----- Supplied records

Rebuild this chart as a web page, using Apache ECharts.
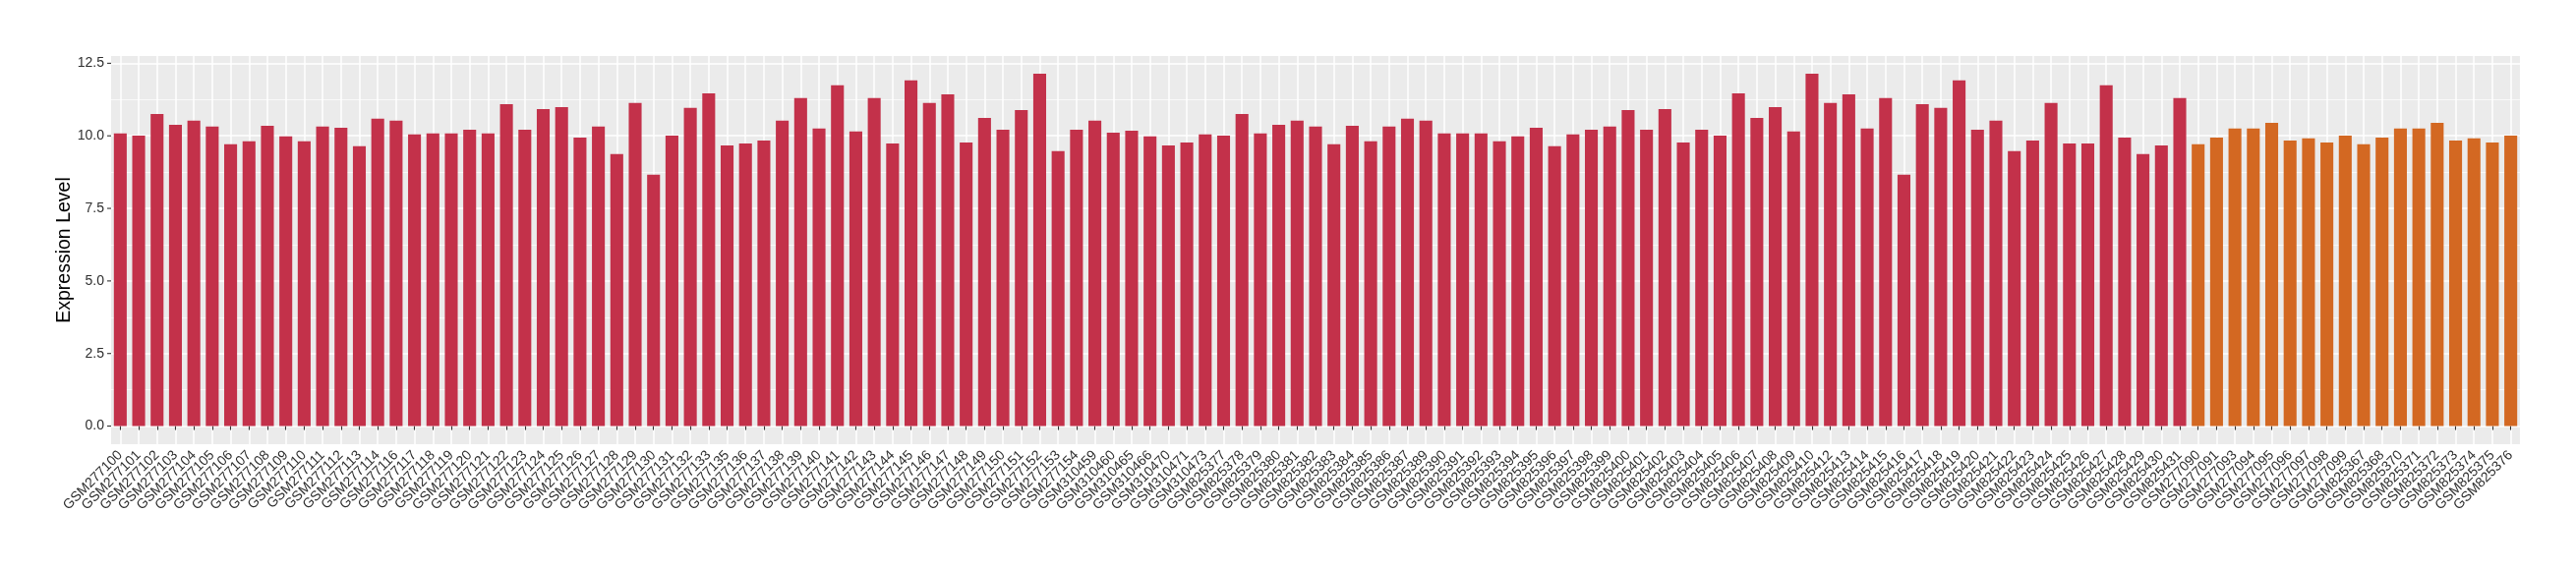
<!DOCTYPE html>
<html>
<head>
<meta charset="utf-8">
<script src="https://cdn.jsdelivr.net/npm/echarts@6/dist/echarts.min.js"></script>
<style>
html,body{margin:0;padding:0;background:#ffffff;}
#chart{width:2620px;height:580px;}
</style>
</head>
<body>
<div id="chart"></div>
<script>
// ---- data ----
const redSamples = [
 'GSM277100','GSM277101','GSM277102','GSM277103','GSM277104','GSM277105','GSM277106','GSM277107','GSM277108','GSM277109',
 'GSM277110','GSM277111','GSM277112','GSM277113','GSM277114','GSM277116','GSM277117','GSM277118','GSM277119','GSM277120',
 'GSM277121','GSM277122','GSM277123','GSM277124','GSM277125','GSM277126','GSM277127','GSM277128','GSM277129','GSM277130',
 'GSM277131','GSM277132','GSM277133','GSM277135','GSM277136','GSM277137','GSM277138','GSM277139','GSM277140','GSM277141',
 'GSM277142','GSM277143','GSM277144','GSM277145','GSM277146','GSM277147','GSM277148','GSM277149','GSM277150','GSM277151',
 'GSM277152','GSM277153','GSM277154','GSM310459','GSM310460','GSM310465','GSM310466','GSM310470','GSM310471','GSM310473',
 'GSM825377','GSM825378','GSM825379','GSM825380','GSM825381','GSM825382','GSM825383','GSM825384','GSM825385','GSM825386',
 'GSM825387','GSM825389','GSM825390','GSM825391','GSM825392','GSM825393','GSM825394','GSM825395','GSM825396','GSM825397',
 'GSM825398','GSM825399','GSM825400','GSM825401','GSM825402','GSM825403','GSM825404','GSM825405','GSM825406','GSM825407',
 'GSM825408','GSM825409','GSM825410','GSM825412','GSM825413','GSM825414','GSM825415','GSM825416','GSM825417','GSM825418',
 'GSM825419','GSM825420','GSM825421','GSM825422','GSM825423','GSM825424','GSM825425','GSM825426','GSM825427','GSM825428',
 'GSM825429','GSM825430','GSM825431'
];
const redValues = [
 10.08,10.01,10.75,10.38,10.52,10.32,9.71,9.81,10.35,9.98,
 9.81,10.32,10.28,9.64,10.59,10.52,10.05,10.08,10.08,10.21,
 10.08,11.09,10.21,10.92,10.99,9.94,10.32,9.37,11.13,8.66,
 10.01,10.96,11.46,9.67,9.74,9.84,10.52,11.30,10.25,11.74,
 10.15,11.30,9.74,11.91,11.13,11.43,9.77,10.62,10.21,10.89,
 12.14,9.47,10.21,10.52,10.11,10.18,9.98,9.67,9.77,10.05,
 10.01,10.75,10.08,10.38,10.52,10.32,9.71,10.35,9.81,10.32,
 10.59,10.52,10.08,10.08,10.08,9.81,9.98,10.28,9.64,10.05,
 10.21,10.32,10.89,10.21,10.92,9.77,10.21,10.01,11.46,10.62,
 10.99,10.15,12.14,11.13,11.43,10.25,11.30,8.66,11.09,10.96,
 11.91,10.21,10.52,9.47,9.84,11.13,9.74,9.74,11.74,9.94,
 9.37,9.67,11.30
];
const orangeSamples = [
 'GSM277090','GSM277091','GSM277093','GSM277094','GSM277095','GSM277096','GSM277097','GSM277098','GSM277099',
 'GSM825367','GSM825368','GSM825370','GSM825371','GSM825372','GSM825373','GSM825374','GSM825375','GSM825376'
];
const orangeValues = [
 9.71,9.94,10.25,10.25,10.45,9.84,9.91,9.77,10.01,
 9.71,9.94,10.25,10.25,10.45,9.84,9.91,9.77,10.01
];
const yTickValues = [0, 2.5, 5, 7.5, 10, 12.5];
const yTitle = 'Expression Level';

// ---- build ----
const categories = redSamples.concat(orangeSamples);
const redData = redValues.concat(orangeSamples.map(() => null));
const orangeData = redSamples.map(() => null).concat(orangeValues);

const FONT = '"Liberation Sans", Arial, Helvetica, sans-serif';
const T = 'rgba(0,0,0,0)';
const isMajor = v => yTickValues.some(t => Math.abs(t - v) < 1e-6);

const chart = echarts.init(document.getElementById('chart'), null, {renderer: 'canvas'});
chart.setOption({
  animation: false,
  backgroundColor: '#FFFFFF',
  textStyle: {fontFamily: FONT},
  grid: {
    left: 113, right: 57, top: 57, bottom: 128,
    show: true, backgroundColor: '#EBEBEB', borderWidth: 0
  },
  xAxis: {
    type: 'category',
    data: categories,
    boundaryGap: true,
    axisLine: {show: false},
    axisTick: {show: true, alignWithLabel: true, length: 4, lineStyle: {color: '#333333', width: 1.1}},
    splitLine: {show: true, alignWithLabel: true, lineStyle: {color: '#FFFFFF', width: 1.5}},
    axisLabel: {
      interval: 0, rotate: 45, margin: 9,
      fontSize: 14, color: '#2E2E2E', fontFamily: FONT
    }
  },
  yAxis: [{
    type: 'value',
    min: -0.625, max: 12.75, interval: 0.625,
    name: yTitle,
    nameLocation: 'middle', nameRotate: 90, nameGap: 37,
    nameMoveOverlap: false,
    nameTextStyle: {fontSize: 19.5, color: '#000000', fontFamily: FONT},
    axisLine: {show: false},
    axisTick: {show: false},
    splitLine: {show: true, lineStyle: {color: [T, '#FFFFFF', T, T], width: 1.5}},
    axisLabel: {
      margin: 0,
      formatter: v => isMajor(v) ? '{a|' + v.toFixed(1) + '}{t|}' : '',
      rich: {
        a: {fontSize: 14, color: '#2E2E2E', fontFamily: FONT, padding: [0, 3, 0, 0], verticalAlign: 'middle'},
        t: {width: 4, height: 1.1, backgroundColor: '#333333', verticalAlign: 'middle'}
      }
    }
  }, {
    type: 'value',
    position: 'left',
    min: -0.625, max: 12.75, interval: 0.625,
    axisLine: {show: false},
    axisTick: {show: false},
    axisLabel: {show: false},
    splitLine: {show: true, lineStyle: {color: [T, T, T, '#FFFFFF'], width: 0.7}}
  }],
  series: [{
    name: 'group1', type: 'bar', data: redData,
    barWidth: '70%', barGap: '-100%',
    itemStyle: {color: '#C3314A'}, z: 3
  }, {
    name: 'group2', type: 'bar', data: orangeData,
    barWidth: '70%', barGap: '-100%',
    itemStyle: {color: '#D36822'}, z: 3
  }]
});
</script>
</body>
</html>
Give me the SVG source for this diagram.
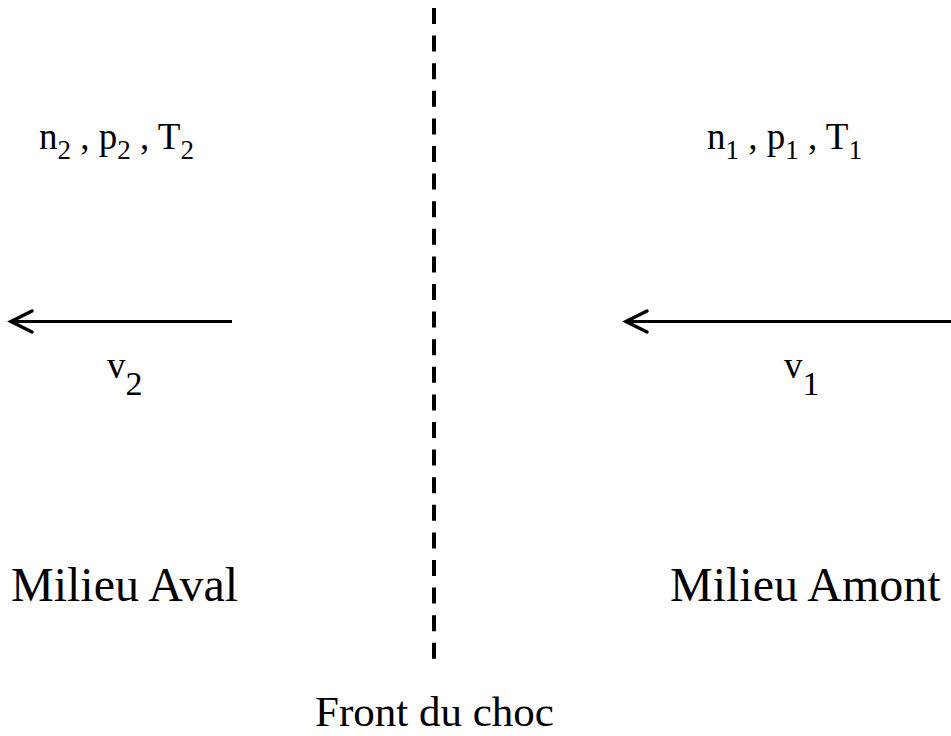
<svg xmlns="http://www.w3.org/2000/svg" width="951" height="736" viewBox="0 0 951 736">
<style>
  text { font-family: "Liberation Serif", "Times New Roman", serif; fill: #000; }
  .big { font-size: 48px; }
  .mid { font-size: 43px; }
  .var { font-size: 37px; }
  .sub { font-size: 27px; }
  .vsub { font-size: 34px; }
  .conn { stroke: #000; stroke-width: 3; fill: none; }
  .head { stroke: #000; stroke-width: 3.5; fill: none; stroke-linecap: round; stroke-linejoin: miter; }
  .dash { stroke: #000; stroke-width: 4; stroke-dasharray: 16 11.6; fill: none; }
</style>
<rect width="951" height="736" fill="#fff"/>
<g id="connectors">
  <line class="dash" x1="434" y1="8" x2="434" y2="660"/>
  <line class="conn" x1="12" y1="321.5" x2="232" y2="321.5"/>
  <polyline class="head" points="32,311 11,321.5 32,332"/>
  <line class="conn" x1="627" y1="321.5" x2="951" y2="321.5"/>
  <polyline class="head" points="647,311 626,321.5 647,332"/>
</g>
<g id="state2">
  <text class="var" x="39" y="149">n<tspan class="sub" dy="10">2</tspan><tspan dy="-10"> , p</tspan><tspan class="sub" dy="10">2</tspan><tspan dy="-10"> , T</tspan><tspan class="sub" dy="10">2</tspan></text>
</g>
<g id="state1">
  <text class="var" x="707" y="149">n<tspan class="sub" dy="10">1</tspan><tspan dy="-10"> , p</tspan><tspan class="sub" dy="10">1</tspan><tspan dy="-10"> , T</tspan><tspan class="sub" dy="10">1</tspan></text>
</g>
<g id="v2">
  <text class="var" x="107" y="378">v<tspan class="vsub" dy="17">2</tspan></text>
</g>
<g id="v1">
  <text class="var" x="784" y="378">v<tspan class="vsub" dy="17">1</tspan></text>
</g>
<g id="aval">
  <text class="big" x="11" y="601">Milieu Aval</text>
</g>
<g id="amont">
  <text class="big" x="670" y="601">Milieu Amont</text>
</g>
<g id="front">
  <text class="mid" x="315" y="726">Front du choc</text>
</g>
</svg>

----------

#### Written request
Go through the records and show every line with the string "this" in it.

#### Reply
Rebuild this chart as a web page, using Apache ECharts.
Give me the SVG source for this diagram.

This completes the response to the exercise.